There’s nothing new in Britta and Jeff pretending to be in a relationship, or that it crushes poor Annie. Or that Troy and Pierce had issues living together (or so it seemed). Or that everyone bands against Jeff. That it all happens so quickly allows the show to essentially reset itself to a status quo, like how sitcoms work from episode to episode: the end makes everything okay again. Indeed, what would take other sitcoms a season or half a season to resolve, Community

And Community loves structure. Everything tends to get resolved at the end, with a moral lesson. Now, you all know I love the moral lesson the show passes along because it helps ground the show’s wackiness. It keeps the meta in check, essentially. I think this is ncessary to keep the show funny but also prevent it from becoming too self-absorbed, too interested in just being a meta show instead of telling solid stories with smartly written and acted characters.

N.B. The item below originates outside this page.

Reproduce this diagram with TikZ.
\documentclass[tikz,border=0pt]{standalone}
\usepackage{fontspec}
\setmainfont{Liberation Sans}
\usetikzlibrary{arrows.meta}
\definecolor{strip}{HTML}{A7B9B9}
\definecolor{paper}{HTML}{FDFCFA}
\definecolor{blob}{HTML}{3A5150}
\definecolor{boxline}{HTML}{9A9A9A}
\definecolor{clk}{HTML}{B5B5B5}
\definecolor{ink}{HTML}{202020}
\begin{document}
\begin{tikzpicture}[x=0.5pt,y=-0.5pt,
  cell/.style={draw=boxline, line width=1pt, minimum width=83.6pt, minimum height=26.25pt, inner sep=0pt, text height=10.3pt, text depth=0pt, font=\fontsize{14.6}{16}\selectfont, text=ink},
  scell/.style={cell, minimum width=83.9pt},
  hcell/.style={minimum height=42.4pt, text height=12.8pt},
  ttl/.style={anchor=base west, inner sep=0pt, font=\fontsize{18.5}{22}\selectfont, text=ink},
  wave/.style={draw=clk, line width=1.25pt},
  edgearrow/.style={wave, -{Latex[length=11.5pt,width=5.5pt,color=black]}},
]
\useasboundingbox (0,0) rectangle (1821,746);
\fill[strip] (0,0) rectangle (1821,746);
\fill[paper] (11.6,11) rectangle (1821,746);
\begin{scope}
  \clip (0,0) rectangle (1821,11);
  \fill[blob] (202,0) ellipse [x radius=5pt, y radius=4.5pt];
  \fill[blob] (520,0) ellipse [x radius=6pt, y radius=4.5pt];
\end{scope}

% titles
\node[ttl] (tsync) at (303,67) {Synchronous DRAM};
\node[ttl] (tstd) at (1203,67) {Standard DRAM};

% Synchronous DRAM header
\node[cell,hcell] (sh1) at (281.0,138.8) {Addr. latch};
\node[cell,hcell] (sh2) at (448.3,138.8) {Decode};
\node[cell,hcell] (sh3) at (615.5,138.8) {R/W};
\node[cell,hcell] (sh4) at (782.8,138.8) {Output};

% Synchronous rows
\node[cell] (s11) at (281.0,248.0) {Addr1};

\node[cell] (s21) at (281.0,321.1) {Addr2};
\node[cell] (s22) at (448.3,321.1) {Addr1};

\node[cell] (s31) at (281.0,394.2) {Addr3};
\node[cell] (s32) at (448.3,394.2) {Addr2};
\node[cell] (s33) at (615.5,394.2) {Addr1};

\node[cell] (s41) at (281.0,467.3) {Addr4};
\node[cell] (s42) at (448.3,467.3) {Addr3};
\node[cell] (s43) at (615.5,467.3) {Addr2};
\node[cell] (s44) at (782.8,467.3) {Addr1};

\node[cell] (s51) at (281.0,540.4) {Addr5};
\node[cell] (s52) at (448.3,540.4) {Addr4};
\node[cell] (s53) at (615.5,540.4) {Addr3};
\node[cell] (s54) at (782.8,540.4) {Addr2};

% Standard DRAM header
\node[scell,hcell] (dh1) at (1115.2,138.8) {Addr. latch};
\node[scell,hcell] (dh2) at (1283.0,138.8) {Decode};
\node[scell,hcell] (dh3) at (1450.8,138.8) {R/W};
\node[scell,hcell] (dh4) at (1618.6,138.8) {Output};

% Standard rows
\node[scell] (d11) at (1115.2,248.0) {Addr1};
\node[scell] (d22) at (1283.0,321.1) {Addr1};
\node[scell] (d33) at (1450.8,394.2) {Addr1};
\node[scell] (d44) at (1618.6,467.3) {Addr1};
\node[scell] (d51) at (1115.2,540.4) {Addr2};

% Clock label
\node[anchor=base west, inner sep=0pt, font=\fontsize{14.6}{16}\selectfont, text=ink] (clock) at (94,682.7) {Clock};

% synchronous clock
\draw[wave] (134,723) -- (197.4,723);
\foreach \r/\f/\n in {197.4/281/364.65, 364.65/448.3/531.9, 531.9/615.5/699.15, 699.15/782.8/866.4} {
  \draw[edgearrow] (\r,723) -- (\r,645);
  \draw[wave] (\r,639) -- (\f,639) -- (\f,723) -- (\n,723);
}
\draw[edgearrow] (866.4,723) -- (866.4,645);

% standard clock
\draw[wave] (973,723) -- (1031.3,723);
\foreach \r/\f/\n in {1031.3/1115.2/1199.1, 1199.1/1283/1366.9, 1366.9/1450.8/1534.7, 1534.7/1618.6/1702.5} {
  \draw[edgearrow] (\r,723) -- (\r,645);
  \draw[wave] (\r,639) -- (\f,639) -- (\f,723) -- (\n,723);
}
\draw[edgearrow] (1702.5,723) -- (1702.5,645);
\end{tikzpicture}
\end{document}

The climax of the episode, the ever increasingly brilliant whirlwind that is almost always centered around the study table, was just the write speed and degree of humor. Like with the previous ones, the study table scene doesn’t allow you to catch your breath between humor and character beats, since they become so intertwined with one another, tugging at you because we care about these characters and their situations but it’s just so damn funny that you can’t decide what to do, so you just keep laughing.

I do feel like that the message of respect amongst the group does get a little lost, though. While I loved the crossbow gag, and Betty White sells the hell out of it (largely because she’s Betty White), it deflates the moral a bit. Pile it on with Chang’s plan to destroy the study group (in a very tired reference) and the lessons get lost. Community doesn’t make a habit of this sort of thing, so I’m not all that frustrated by it. And I like that Chang will continue to be an antagonist for the group, even in his new capacity (and it’s organic, too), but I just feel like the conflict and character beats fell flat at the end while the jokes soared, and I like balance.

Quibble aside, Community is streets ahead of pretty much every comedy on TV right now. And it’s highways ahead of Outsourced.

FINAL THOUGHTS

  • Allison Brie is amazing. Hair twirling. Little girl doe eyes. Running punch. Brilliance.
  • Yay for another excellent rap!
  • “In TV, we have likable leading men. In real life, we have you.” I like that line a lot.